There are all kinds of reasons for blogging. I’m sure that a quick web search on why should I blog would come up with a whole heap of information.
Still, I have had to explain why I write my thoughts online to say many people. Family and friends don’t always understand the desire I have to write articles and share photographs. Sometimes, I don’t fully understand it either.
I was writing my ‘About’ section this past weekend and I realised that I just couldn’t really explain why I write this blog, or why I felt compelled to start blogging in 2005 (!) through MSN. Over the years, I have had a wide span of blogs, some public, some anonymous. I’ve dabbled in different subjects and reasons. I have learned a lot about what to put online, what not to put online and how to manage my own expectations when it comes to blogging.
So, yesterday, I sat down and wrote out my reasons for wanting to blog.
Blogging provides an outlet
There are many beneficial purposes to blogging. For me, The Lemon Hive provides a space for me to be creative, to share images, art work and design. It allows me to practice and share my skills, connect with like minded people and write. Writing used to be really important to me and I stopped doing it. Now it provides a cathartic outlet for me to type out my feelings, experiences and document my life.
Staying connected through my blog
I wanted to stay in touch with people, to share information with the people in my life. That is why I first started blogging in 2005. In 2010, things got real! I started to look toward moving to Canada, far away from all the relationships I’d built up over a lifetime. Leaving England meant that I would miss an incredible number of awesome people but that it would be increasingly difficult to keep them all updated on my doings as I acclimatised to a new culture.
When we moved to Ontario, I also wanted a way to stay in touch with my Albertan friends, to keep them informed of where I was in the world and what I was doing. It’s the little things that keep relationships strong. I love that my friends and family read this because it means that when we do talk, I get to listen to their stories, we save time and I’m not constantly repeating myself. It makes for much better and improved conversations. Streamlined, ya might say.

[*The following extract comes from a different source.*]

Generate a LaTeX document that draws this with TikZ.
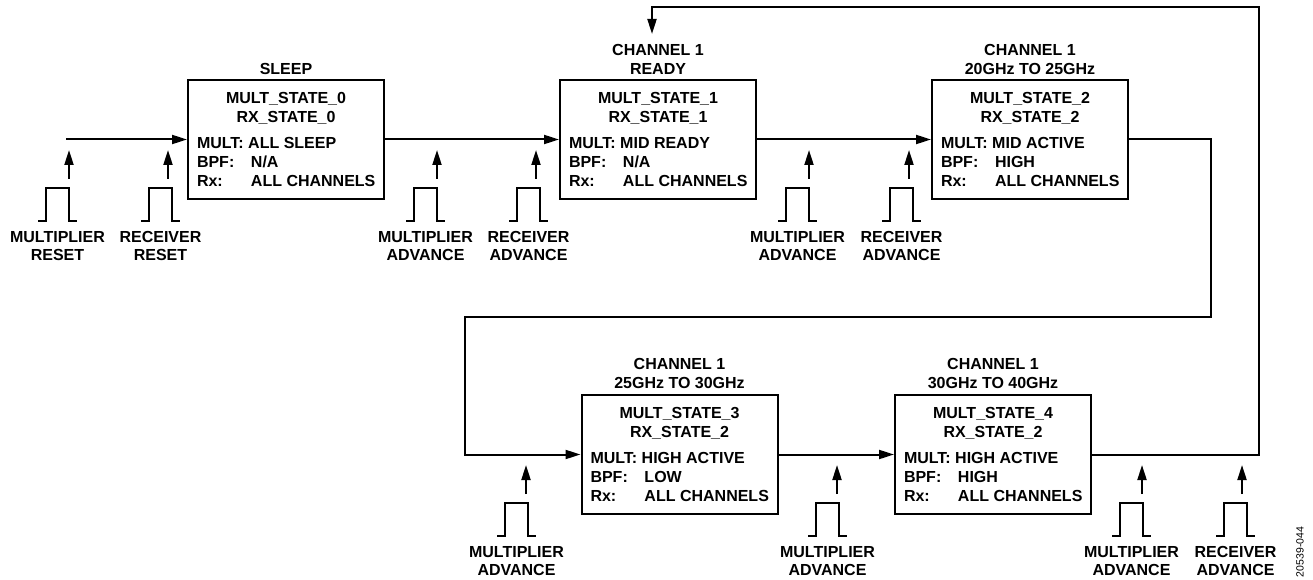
\documentclass[tikz,border=0pt]{standalone}
\usepackage{fontspec}
\setmainfont{Liberation Sans}
\usetikzlibrary{arrows.meta,positioning}
\tikzset{
  wire/.style={line width=2pt, line join=miter},
  flow/.style={wire, -{Triangle[length=15pt,width=9pt]}},
  statebox/.style={draw, line width=2pt, minimum width=196pt, minimum height=119pt, inner sep=0pt, font=\bfseries\fontsize{16}{19}\selectfont},
  toplbl/.style={align=center, inner sep=0pt, font=\bfseries\fontsize{16}{19.5}\selectfont},
  siglbl/.style={align=center, inner sep=0pt, font=\bfseries\fontsize{16}{18}\selectfont, anchor=north},
}
\newcommand{\boxtext}[5]{\parbox{178pt}{\centering #1\\#2\par\vspace{7pt}\raggedright\mbox{MULT: #3}\\\mbox{\makebox[54pt][l]{BPF:}#4}\\\mbox{\makebox[54pt][l]{Rx:}#5}}}
\newcommand{\pulsesig}[5]{%
  \draw[wire] (#2-31,#3) -- (#2-23,#3) -- (#2-23,#3-33) -- (#2,#3-33) -- (#2,#3) -- (#2+8,#3);
  \coordinate (#1a) at (#4,#3-42);
  \coordinate (#1b) at (#4,#3-71);
  \draw[flow] (#1a) -- (#1b);
  \node[siglbl] (#1l) at (#2-11.5,#3+10.5) {#5};
}
\begin{document}
\begin{tikzpicture}[x=1pt,y=-1pt]
\useasboundingbox (0,0) rectangle (1313,580);

% state boxes
\node[statebox] (b1) at (286,139.5) {\boxtext{MULT\_STATE\_0}{RX\_STATE\_0}{ALL SLEEP}{N/A}{ALL CHANNELS}};
\node[statebox] (b2) at (658,139.5) {\boxtext{MULT\_STATE\_1}{RX\_STATE\_1}{MID READY}{N/A}{ALL CHANNELS}};
\node[statebox] (b3) at (1030,139.5) {\boxtext{MULT\_STATE\_2}{RX\_STATE\_2}{MID ACTIVE}{HIGH}{ALL CHANNELS}};
\node[statebox] (b4) at (679.5,454.5) {\boxtext{MULT\_STATE\_3}{RX\_STATE\_2}{HIGH ACTIVE}{LOW}{ALL CHANNELS}};
\node[statebox] (b5) at (993,454.5) {\boxtext{MULT\_STATE\_4}{RX\_STATE\_2}{HIGH ACTIVE}{HIGH}{ALL CHANNELS}};

% titles above boxes
\node[toplbl, above=4pt of b1] (t1) {SLEEP};
\node[toplbl, above=4pt of b2] (t2) {CHANNEL 1\\READY};
\node[toplbl, above=4pt of b3] (t3) {CHANNEL 1\\20GHz TO 25GHz};
\node[toplbl, above=5pt of b4] (t4) {CHANNEL 1\\25GHz TO 30GHz};
\node[toplbl, above=5pt of b5] (t5) {CHANNEL 1\\30GHz TO 40GHz};

% flow connectors
\coordinate (s0) at (66,139.5);
\coordinate (c1) at (1211,317);
\coordinate (c2) at (465,317);
\coordinate (c3) at (1259,7);
\coordinate (c4) at (652,34);
\draw[flow] (s0) -- (b1.west);
\draw[flow] (b1.east) -- (b2.west);
\draw[flow] (b2.east) -- (b3.west);
\draw[flow] (b3.east) -| (c1) -- (c2) |- (b4.west);
\draw[flow] (b4.east) -- (b5.west);
\draw[flow] (b5.east) -| (c3) -| (c4);

% pulses, row 1
\pulsesig{p1}{69}{221}{69}{MULTIPLIER\\RESET}
\pulsesig{p2}{172}{221}{168}{RECEIVER\\RESET}
\pulsesig{p3}{437}{221}{437}{MULTIPLIER\\ADVANCE}
\pulsesig{p4}{540}{221}{536}{RECEIVER\\ADVANCE}
\pulsesig{p5}{809}{221}{809}{MULTIPLIER\\ADVANCE}
\pulsesig{p6}{913}{221}{909}{RECEIVER\\ADVANCE}
% pulses, row 2
\pulsesig{p7}{528}{536}{526}{MULTIPLIER\\ADVANCE}
\pulsesig{p8}{839}{536}{837}{MULTIPLIER\\ADVANCE}
\pulsesig{p9}{1143}{536}{1142}{MULTIPLIER\\ADVANCE}
\pulsesig{p10}{1247}{536}{1242}{RECEIVER\\ADVANCE}

\node[rotate=90, inner sep=0pt, font=\fontsize{10.5}{12}\selectfont] (fid) at (1300,552) {20539-044};
\end{tikzpicture}
\end{document}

Blogging helps my creativity to grow
I used to love writing, drawing, painting and using computers but one day, I just stopped. In 2010, I decided to try being creative again. I started reassessing my skills with technology and started considering my photography as a real hobby and my desire to learn web design as more than a passing fad. The progress was slow. Finally, I found my rhythm in 2013 and I needed somewhere to share it. It provided a way of documenting all the little things that I do and The Lemon Hive was born from that.
The Lemon Hive helps me to stay positive
I am a pro at hearing other peoples’ stories and seeing the positives hidden within them. I am so proud of my friends and family members who achieve goals and great dreams. However, I’m also brilliant at not applying my own advice and being unable to see the silver linings in the dark parts of my own story. I am a mastermind at looking at other peoples’ lives and seeing only to how brilliant they are in comparison to my own. Blogging has allowed me to document my life in a way that I had never done before. It holds me accountable. I have to share the positive moments, the accomplishments the battles I have fought and in doing that I create my own record of my life, which is equally vibrant and rich.
Life is so quick to become a chore, to become tired. Documenting my story allows me the opportunity to rewrite it, to see those chores and daily bores in a different light, and to reminisce about the small things that make life so bloomin’ fantastic.
Blogging allows me to document my growth
I already said that blogging allows me to grow creatively, but I failed to mention that The Lemon Hives mere existence means that I compare one year to the next. Every time I post something I am left feeling a little more confident in my ability to be creative. Confidence is key and that key is found, partly, through my ability to share and receive feedback.
It can be difficult to maintain a consistent attitude toward blogging, especially when it can seem embarrassing or awkward to have one. I mean, what’s the point of pouring yourself into it?
It can be scary pouring yourself into something because when you do that you risk failing. This is why I find it important that you pour yourself into something with reasons that encourage your growth. That way, even if it doesn’t work out you finish it off and you still win!
Why do you keep a blog? What are your reasons?